WRITTEN PROBLEM: Repeat each line exactly, leaving nothing out.
========================================
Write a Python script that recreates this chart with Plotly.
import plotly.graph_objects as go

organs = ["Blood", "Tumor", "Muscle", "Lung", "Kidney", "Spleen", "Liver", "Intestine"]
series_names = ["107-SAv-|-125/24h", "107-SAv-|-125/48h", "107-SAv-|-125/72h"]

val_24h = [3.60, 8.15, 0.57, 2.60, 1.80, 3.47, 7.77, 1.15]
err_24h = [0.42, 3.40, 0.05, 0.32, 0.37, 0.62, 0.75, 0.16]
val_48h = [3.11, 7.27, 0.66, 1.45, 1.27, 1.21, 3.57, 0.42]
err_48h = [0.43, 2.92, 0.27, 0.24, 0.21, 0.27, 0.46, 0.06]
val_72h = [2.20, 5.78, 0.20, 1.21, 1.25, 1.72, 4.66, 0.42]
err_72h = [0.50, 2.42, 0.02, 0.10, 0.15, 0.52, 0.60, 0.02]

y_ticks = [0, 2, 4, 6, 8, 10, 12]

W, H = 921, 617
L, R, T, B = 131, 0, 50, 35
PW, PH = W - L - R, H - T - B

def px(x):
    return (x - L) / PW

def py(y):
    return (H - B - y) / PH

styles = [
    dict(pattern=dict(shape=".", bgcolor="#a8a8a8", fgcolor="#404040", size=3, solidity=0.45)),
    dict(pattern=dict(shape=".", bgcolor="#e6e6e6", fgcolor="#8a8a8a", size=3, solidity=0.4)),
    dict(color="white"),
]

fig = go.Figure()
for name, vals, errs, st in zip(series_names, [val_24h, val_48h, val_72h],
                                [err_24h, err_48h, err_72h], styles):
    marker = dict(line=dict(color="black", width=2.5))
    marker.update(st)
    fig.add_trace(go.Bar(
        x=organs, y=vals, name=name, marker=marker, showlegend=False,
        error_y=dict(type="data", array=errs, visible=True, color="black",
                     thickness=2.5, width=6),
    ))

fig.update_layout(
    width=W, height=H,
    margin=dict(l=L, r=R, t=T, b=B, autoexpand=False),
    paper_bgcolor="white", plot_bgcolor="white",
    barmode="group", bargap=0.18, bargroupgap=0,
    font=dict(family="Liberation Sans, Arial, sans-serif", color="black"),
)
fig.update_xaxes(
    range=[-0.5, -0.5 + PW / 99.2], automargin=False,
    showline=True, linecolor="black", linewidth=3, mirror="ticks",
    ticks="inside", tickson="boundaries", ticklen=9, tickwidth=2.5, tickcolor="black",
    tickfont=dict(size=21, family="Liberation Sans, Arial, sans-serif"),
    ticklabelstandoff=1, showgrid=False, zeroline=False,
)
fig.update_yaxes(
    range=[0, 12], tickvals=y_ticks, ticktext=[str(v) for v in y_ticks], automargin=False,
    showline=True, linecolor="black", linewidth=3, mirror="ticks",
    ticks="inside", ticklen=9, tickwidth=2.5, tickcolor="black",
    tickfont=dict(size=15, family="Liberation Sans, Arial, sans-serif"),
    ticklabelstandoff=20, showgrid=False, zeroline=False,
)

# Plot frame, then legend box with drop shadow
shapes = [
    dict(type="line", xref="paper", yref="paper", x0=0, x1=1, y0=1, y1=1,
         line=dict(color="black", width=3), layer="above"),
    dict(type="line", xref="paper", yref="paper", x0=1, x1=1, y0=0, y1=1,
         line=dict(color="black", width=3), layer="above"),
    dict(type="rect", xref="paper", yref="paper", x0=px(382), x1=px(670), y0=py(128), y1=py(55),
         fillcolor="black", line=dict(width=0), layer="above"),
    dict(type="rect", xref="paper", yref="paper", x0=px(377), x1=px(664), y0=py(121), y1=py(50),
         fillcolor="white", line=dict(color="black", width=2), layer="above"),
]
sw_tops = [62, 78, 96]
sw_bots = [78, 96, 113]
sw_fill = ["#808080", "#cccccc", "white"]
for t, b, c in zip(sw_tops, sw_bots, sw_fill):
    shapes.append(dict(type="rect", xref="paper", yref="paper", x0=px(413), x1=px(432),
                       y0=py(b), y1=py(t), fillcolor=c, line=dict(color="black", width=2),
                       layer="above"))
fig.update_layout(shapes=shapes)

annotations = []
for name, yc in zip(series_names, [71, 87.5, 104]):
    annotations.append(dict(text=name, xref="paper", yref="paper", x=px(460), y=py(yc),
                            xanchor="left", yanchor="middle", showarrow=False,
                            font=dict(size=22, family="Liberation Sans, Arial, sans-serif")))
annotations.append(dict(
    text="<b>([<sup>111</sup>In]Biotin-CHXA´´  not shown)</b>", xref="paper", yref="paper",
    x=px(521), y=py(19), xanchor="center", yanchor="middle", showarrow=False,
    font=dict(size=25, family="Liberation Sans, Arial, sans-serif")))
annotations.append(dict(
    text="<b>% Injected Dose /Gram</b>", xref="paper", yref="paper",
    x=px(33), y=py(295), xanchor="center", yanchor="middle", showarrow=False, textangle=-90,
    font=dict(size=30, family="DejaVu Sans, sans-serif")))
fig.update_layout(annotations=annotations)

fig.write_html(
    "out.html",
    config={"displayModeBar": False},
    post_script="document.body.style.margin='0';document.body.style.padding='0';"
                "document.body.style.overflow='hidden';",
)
========================================
ANSWER IN FULL:
Write a Python script that recreates this chart with Plotly.
import plotly.graph_objects as go

organs = ["Blood", "Tumor", "Muscle", "Lung", "Kidney", "Spleen", "Liver", "Intestine"]
series_names = ["107-SAv-|-125/24h", "107-SAv-|-125/48h", "107-SAv-|-125/72h"]

val_24h = [3.60, 8.15, 0.57, 2.60, 1.80, 3.47, 7.77, 1.15]
err_24h = [0.42, 3.40, 0.05, 0.32, 0.37, 0.62, 0.75, 0.16]
val_48h = [3.11, 7.27, 0.66, 1.45, 1.27, 1.21, 3.57, 0.42]
err_48h = [0.43, 2.92, 0.27, 0.24, 0.21, 0.27, 0.46, 0.06]
val_72h = [2.20, 5.78, 0.20, 1.21, 1.25, 1.72, 4.66, 0.42]
err_72h = [0.50, 2.42, 0.02, 0.10, 0.15, 0.52, 0.60, 0.02]

y_ticks = [0, 2, 4, 6, 8, 10, 12]

W, H = 921, 617
L, R, T, B = 131, 0, 50, 35
PW, PH = W - L - R, H - T - B

def px(x):
    return (x - L) / PW

def py(y):
    return (H - B - y) / PH

styles = [
    dict(pattern=dict(shape=".", bgcolor="#a8a8a8", fgcolor="#404040", size=3, solidity=0.45)),
    dict(pattern=dict(shape=".", bgcolor="#e6e6e6", fgcolor="#8a8a8a", size=3, solidity=0.4)),
    dict(color="white"),
]

fig = go.Figure()
for name, vals, errs, st in zip(series_names, [val_24h, val_48h, val_72h],
                                [err_24h, err_48h, err_72h], styles):
    marker = dict(line=dict(color="black", width=2.5))
    marker.update(st)
    fig.add_trace(go.Bar(
        x=organs, y=vals, name=name, marker=marker, showlegend=False,
        error_y=dict(type="data", array=errs, visible=True, color="black",
                     thickness=2.5, width=6),
    ))

fig.update_layout(
    width=W, height=H,
    margin=dict(l=L, r=R, t=T, b=B, autoexpand=False),
    paper_bgcolor="white", plot_bgcolor="white",
    barmode="group", bargap=0.18, bargroupgap=0,
    font=dict(family="Liberation Sans, Arial, sans-serif", color="black"),
)
fig.update_xaxes(
    range=[-0.5, -0.5 + PW / 99.2], automargin=False,
    showline=True, linecolor="black", linewidth=3, mirror="ticks",
    ticks="inside", tickson="boundaries", ticklen=9, tickwidth=2.5, tickcolor="black",
    tickfont=dict(size=21, family="Liberation Sans, Arial, sans-serif"),
    ticklabelstandoff=1, showgrid=False, zeroline=False,
)
fig.update_yaxes(
    range=[0, 12], tickvals=y_ticks, ticktext=[str(v) for v in y_ticks], automargin=False,
    showline=True, linecolor="black", linewidth=3, mirror="ticks",
    ticks="inside", ticklen=9, tickwidth=2.5, tickcolor="black",
    tickfont=dict(size=15, family="Liberation Sans, Arial, sans-serif"),
    ticklabelstandoff=20, showgrid=False, zeroline=False,
)

# Plot frame, then legend box with drop shadow
shapes = [
    dict(type="line", xref="paper", yref="paper", x0=0, x1=1, y0=1, y1=1,
         line=dict(color="black", width=3), layer="above"),
    dict(type="line", xref="paper", yref="paper", x0=1, x1=1, y0=0, y1=1,
         line=dict(color="black", width=3), layer="above"),
    dict(type="rect", xref="paper", yref="paper", x0=px(382), x1=px(670), y0=py(128), y1=py(55),
         fillcolor="black", line=dict(width=0), layer="above"),
    dict(type="rect", xref="paper", yref="paper", x0=px(377), x1=px(664), y0=py(121), y1=py(50),
         fillcolor="white", line=dict(color="black", width=2), layer="above"),
]
sw_tops = [62, 78, 96]
sw_bots = [78, 96, 113]
sw_fill = ["#808080", "#cccccc", "white"]
for t, b, c in zip(sw_tops, sw_bots, sw_fill):
    shapes.append(dict(type="rect", xref="paper", yref="paper", x0=px(413), x1=px(432),
                       y0=py(b), y1=py(t), fillcolor=c, line=dict(color="black", width=2),
                       layer="above"))
fig.update_layout(shapes=shapes)

annotations = []
for name, yc in zip(series_names, [71, 87.5, 104]):
    annotations.append(dict(text=name, xref="paper", yref="paper", x=px(460), y=py(yc),
                            xanchor="left", yanchor="middle", showarrow=False,
                            font=dict(size=22, family="Liberation Sans, Arial, sans-serif")))
annotations.append(dict(
    text="<b>([<sup>111</sup>In]Biotin-CHXA´´  not shown)</b>", xref="paper", yref="paper",
    x=px(521), y=py(19), xanchor="center", yanchor="middle", showarrow=False,
    font=dict(size=25, family="Liberation Sans, Arial, sans-serif")))
annotations.append(dict(
    text="<b>% Injected Dose /Gram</b>", xref="paper", yref="paper",
    x=px(33), y=py(295), xanchor="center", yanchor="middle", showarrow=False, textangle=-90,
    font=dict(size=30, family="DejaVu Sans, sans-serif")))
fig.update_layout(annotations=annotations)

fig.write_html(
    "out.html",
    config={"displayModeBar": False},
    post_script="document.body.style.margin='0';document.body.style.padding='0';"
                "document.body.style.overflow='hidden';",
)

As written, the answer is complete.